Once again, we come to the Holiday Season, a deeply religious time that each of us observes, in his own way, by going to the mall of his choice. ~Author Unknown
Two of my granddaughters and their mom came from Bellingham to Edmonds for their annual holiday dress shopping spree last Tuesday. In the past we parked at Seattle Center, checked out the latest displays there, rode the monorail, walked the streets of Seattle, enjoyed a horse driven carriage ride, viewed the marvelous gingerbread houses at the Sheraton Hotel, and soaked up all the street activity – musicians, homeless panhandlers, store windows filled with animated displays, and the pulsating crowds of last minute shoppers and gawkers.
But this year, Lily was a 13-year old and the game plan was different. It was a “shop ‘til you drop” kind of day, and we started from Edmonds at noon, driving through stop and go freeway traffic, finally paying $l5.00 to park in a garage on Pike street. Thus we began a marathon of looking for a particular black dress to be worn to a friend’s December 31 Bat Mitzvah. The dress in question had been spotted on an internet site and was currently only available out of Canada according to our new teenager. Surely we would be able to find its counterpart in the big city of Seattle. Her sister, ten year old Kacey, was tagging unhappily along, visions of fish throwing at the market, another horse carriage ride, or an IMAX movie dancing in her head. The latter was not to be as we gamely went from one store to another in search of the perfect dress. By the time we had checked out American Eagle Outfitters, Express, Urban Outfitters, H & M, and Forever 21, to name only a few, it was 5:00 p.m. and we were hungry and discouraged. I suggested we head north to Alderwood Mall, meet their Auntie Nelle at Claim Jumper for some sustenance, and to continue our quest at Nordstrom and Macy’s. As we walked back to the car the girls were somewhat scandalized by the blatant pot smoker who stood near us as we waited to cross the street. We all “tsked, tsked,” and Kacey held her nose in disgust. It was probably a little more fascinating than the street scene in Bellingham.
We fought rush hour traffic heading north on I-5, but because we were eligible for the carpool lane, made the trip in record time. After regaining our strength at the restaurant we headed to Nordstrom but had no luck. Macy’s was next. They had a large selection, but none matched the envisioned dress. It must have a certain bodice, a twirly skirt and skinny shoulder straps. By this time, close to 8:00 p.m., like Rosa Parks, I just had to sit down. I told them they could find me at the outside Starbucks when they were finished shopping. During the 90-minute wait I had a skinny peppermint mocha and a very long phone conversation with my sister, Judy. I was considering a nap when suddenly they appeared, laughing hysterically, and filled with the need to tell about the “miracle” that had happened to them in one of the stores.

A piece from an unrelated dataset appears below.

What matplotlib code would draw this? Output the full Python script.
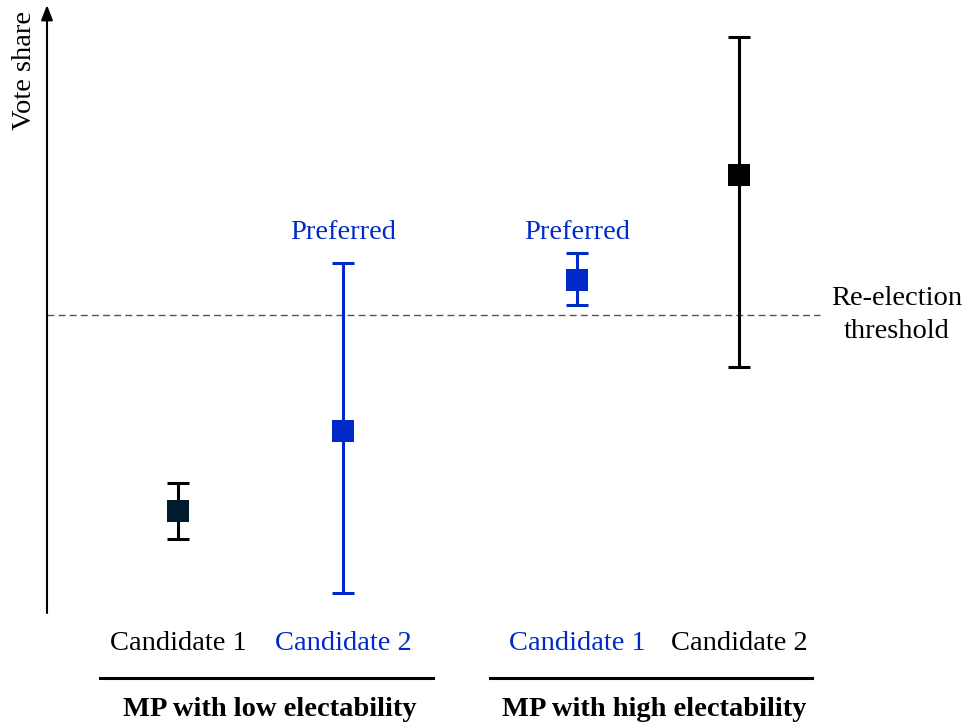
import matplotlib
matplotlib.use("Agg")
import matplotlib.pyplot as plt
from matplotlib.lines import Line2D

plt.rcParams['font.family'] = ['Liberation Serif', 'DejaVu Serif']

# Data (arbitrary vote-share units; threshold at 50)
positions = [1.0, 2.0, 3.42, 4.4]
candidates = ["Candidate 1", "Candidate 2", "Candidate 1", "Candidate 2"]
vote_share = [17.3, 30.7, 55.8, 73.4]
err_low = [4.6, 27.1, 4.2, 32.0]
err_high = [4.7, 28.0, 4.5, 22.9]
preferred = [False, True, True, False]
groups = ["MP with low electability", "MP with high electability"]
group_spans = [(0.527, 2.545), (2.891, 4.842)]
threshold = 50.0

BLUE = "#0029c8"
marker_colors = ["#001b2e", BLUE, BLUE, "black"]
bar_colors = ["black", BLUE, BLUE, "black"]
text_colors = ["black", BLUE, BLUE, "black"]

W, H = 967, 726
fig = plt.figure(figsize=(W / 100, H / 100), dpi=100)
ax = fig.add_axes([47 / W, (H - 613) / H, (W - 47) / W, (613 - 5) / H])
xmin, xmax = 0.206, 5.782
ymin, ymax = 0.33, 101.67
ax.set_xlim(xmin, xmax)
ax.set_ylim(ymin, ymax)
for s in ax.spines.values():
    s.set_visible(False)
ax.set_xticks([])
ax.set_yticks([])

# vertical axis with arrow head
ax.annotate("", xy=(xmin, ymax), xytext=(xmin, ymin),
            arrowprops=dict(arrowstyle="-|>,head_length=0.9,head_width=0.35",
                            color="black", lw=1.5, shrinkA=0, shrinkB=0),
            annotation_clip=False)

# threshold line
ax.hlines(threshold, xmin, 4.89, colors="#555555", linestyles=(0, (5, 3)), lw=1.0)
ax.text(5.358, threshold, "Re-election\nthreshold", ha="center", va="center",
        fontsize=20.5, linespacing=1.38)

fs = 20.5
for x, y, lo, hi, mc, bc, tc, name, pref in zip(positions, vote_share, err_low,
                                                err_high, marker_colors, bar_colors,
                                                text_colors, candidates, preferred):
    ax.errorbar([x], [y], yerr=[[lo], [hi]], fmt="none", ecolor=bc,
                elinewidth=2.2, capsize=8, capthick=2.2, zorder=2)
    ax.plot([x], [y], marker="s", linestyle="none", color=mc, markersize=15.5,
            markeredgewidth=0, zorder=3)
    ax.text(x, -4.7, name, ha="center", va="center", color=tc, fontsize=fs,
            clip_on=False)
    if pref:
        ax.text(x, 63.7, "Preferred", ha="center", va="center", color=BLUE,
                fontsize=fs)

for (x0, x1), g in zip(group_spans, groups):
    ax.add_line(Line2D([x0, x1], [-10.5, -10.5], color="black", lw=2.2,
                       clip_on=False))
    ax.text((x0 + x1) / 2 + 0.02, -15.8, g, ha="center", va="center",
            fontsize=fs, fontweight="bold", clip_on=False)

ax.text(0.072, 90.8, "Vote share", rotation=90, ha="center", va="center",
        fontsize=fs, clip_on=False)

fig.savefig("out.png", dpi=100)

Apparently Kacey had spotted Santa and had taken off after him to tell him about her sister’s dilemma. One minute he was there and then he simply vanished. It seemed strange and impossible, and perhaps some kind of omen. In the meantime, Lily had found a dress that would have to do, and was standing in line to pay with her aunt, mother and Kacey, who was babbling about her Santa experience. They were telling the sales clerk their long, sad story, when suddenly she said a dress had just been returned and maybe they should look at it. Would you believe it was the VERY dress they had been looking for all along, in the exact right size, and here it was before their very eyes?
Of course they were full of this miracle, and Kacey just knew Santa had something to do with it. And who can argue?
Now the 2011 shopping trip to Seattle is just a memory. Lily will no doubt always remember her search for and finding the perfect dress, Kacey will always remember how much she hated all the shopping, the stinky pot smoker and Santa’s amazing disappearance, their mom made sure we would all remember everything, by taking many pictures to commemorate the miracle, and I will always remember the year that a little girl crossed over into young womanhood, when shopping became more important than anything else that downtown Seattle at Christmas had to offer.
I close by wishing you a very wonderful holiday, no matter how you celebrate, and a hope that you can look back on the year with a degree of peace and contentment. Here are some Christmas gift suggestions made by Oren Arnold: To your enemy, forgiveness. To an opponent, tolerance. To a friend, your heart. To a customer, service. To all, charity. To every child, a good example. To yourself, respect.